Yazar : Temel SAĞLAM
Türü : Özgün Makale
Baskı Yılı : Temmuz 2020
Doi Number : http://dx.doi.org/10.29228/ijiia.125
Sayı : 10
Dönem : 5.Cilt Haziran/Temmuz Yaz Dönemi
Tarih : 2020-02-22 00:15:49
ÖZET
Yapı sanatı olarak genellenen mimari, özünde biçimin işlevi takip etmesi ile şekillenmektedir. Mimari biçimin ortaya çıkışı ve yüklendiği gizil anlam, her medeniyette farklı sembolik anlatılar taşımaktadır. Sanatkâr, içinde yaşadığı toplumun kültürünün bir parçası olduğu için mimaride ortaya koyduğu her bir oyluma; kendi inancı, geleneği, sosyal yapısı ve tecrübelerinden içsel bir anlam yüklemektedir.
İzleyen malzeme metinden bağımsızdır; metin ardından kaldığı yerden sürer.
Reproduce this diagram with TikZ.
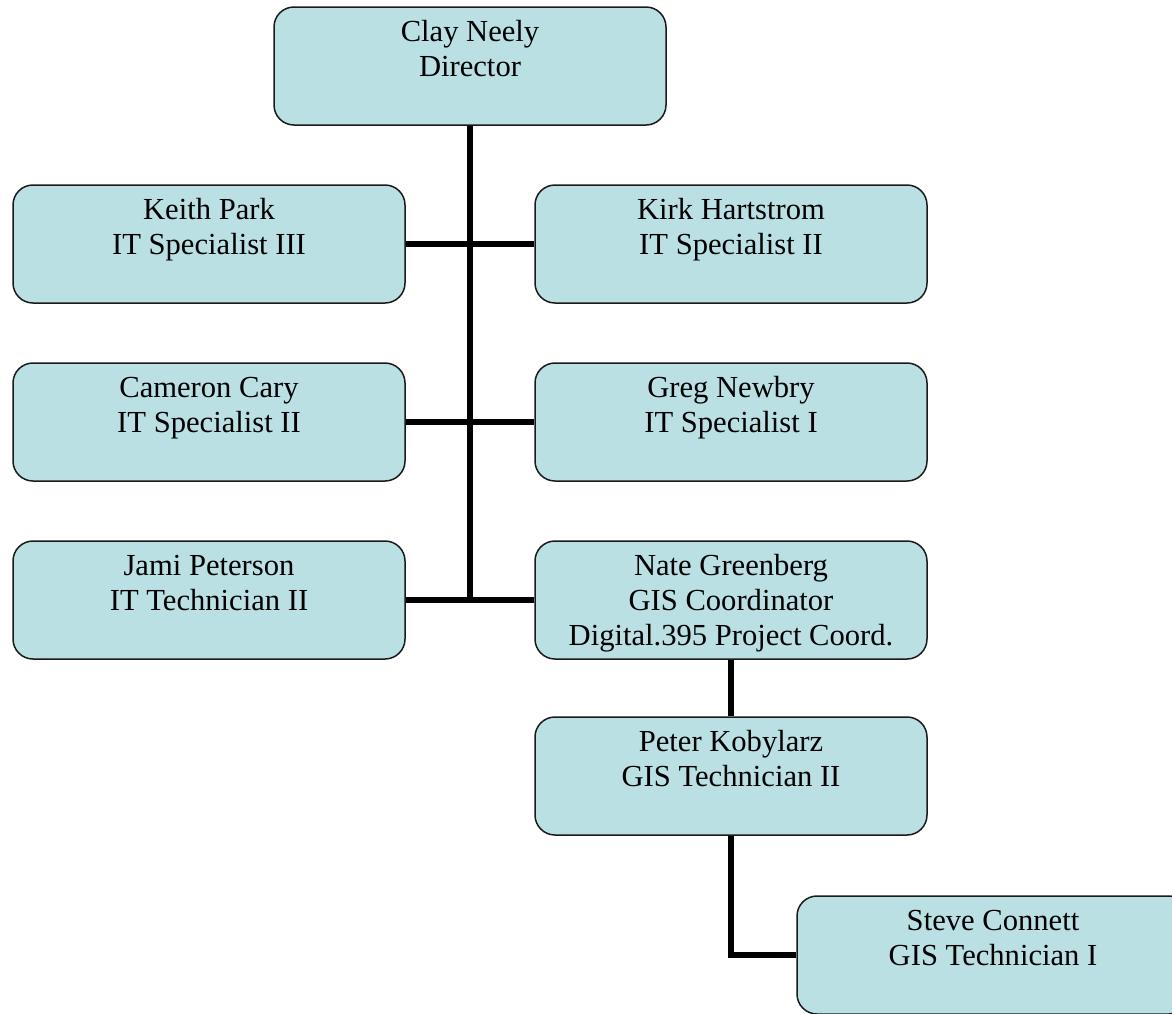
\documentclass[tikz,border=0pt]{standalone}
\usepackage{fontspec}
\setmainfont{Liberation Serif}
\definecolor{boxfill}{RGB}{186,224,228}
\definecolor{boxline}{RGB}{26,26,26}
% box content: fixed-size block, text hung from the top edge
\newcommand\staffbox[1]{\parbox[c][118pt][t]{392pt}{\centering\rule{0pt}{34pt}#1}}
\tikzset{
  staff/.style={draw=boxline, fill=boxfill, line width=1.5pt, rounded corners=20pt,
                inner sep=0pt, font=\fontsize{30.6pt}{35pt}\selectfont},
  link/.style={line width=5.5pt, black}
}
\begin{document}
\begin{tikzpicture}[x=1pt, y=-1pt]
\useasboundingbox (0,0) rectangle (1172,1013);
\clip (0,0) rectangle (1172,1013);
% staff boxes
\node[staff] (clay)    at (470,66)  {\staffbox{Clay Neely\\Director}};
\node[staff] (keith)   at (209,244) {\staffbox{Keith Park\\IT Specialist III}};
\node[staff] (kirk)    at (731,244) {\staffbox{Kirk Hartstrom\\IT Specialist II}};
\node[staff] (cameron) at (209,422) {\staffbox{Cameron Cary\\IT Specialist II}};
\node[staff] (greg)    at (731,422) {\staffbox{Greg Newbry\\IT Specialist I}};
\node[staff] (jami)    at (209,600) {\staffbox{Jami Peterson\\IT Technician II}};
\node[staff] (nate)    at (731,600) {\staffbox{Nate Greenberg\\GIS Coordinator\\Digital.395 Project Coord.}};
\node[staff] (peter)   at (731,776) {\staffbox{Peter Kobylarz\\GIS Technician II}};
\node[staff] (steve)   at (993,955) {\staffbox{Steve Connett\\GIS Technician I}};
% reporting lines
\draw[link] (clay.south) -- (clay.south |- jami.east);
\draw[link] (keith.east) -- (kirk.west);
\draw[link] (cameron.east) -- (greg.west);
\draw[link] (jami.east) -- (nate.west);
\draw[link] (nate.south) -- (peter.north);
\draw[link] (peter.south) |- (steve.west);
\end{tikzpicture}
\end{document}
Birleme ve bütünlemeyi ifade eden merkez sembolizmi, İslami, yapı sanatının en belirleyici anlatısını oluşturmaktadır. Şehrin oluşturulmasından başlayan bu sembolik anlatı, yapıtların en ayrıntılı elemanlarına kadar devam ettirilmektedir. İslam şehri, dinin en belirleyici sembolü olan cami mimarisi etrafında şekillenmekte ve dünyanın biçimine uydurularak küresel hatlardan oluşturulmaktadır. Cami merkezinden dağılan bu ışınsal düzenleme, Allah’ın sonsuz nurunu, dairesel yapı da yaşam döngüsünü hatırlatmaktadır. Cami, kütle kompozisyonu olarak temsil ettiği “Allah’ın Evi” adlandırmasına binaen arzın merkezi olarak tasarlanmaktadır. Minare, elif harfine yüklenen anlamı ile tevhidi inancın vahdet-i vücut anlatısını, kubbe, arşın bir yansıması ve İslam’ın sembolü olan hilâli, revaklı düzen aleniliği sembolize etmektedir. Mimari yapıtın tasarım aşamasında devreye giren bu sembolik anlatı; yapı elamanları, oylumlar ve süsleme ile kütle kompozisyonunda nihayete eren değişik amillerle desteklenmektedir. Mimarinin bu anlatı dili, bazen çizgisel hatlarda, bazen panoramik bakışta, bazen basit bakı ile bazen derinlemesine ve ayrıntılara gizlenmiş olarak görülebilmektedir. Mimari yapıtın sembolik anlatısının görülerek açıklanması, bir yandan onun eşyadan farklılığını ortaya koyarken, diğer yandan da eserin beğenilirliğini artırmaktadır.
Anahtar Kelimeler
İslam mimarisi, sembolik anlatı, sembolizm, remz, timsal.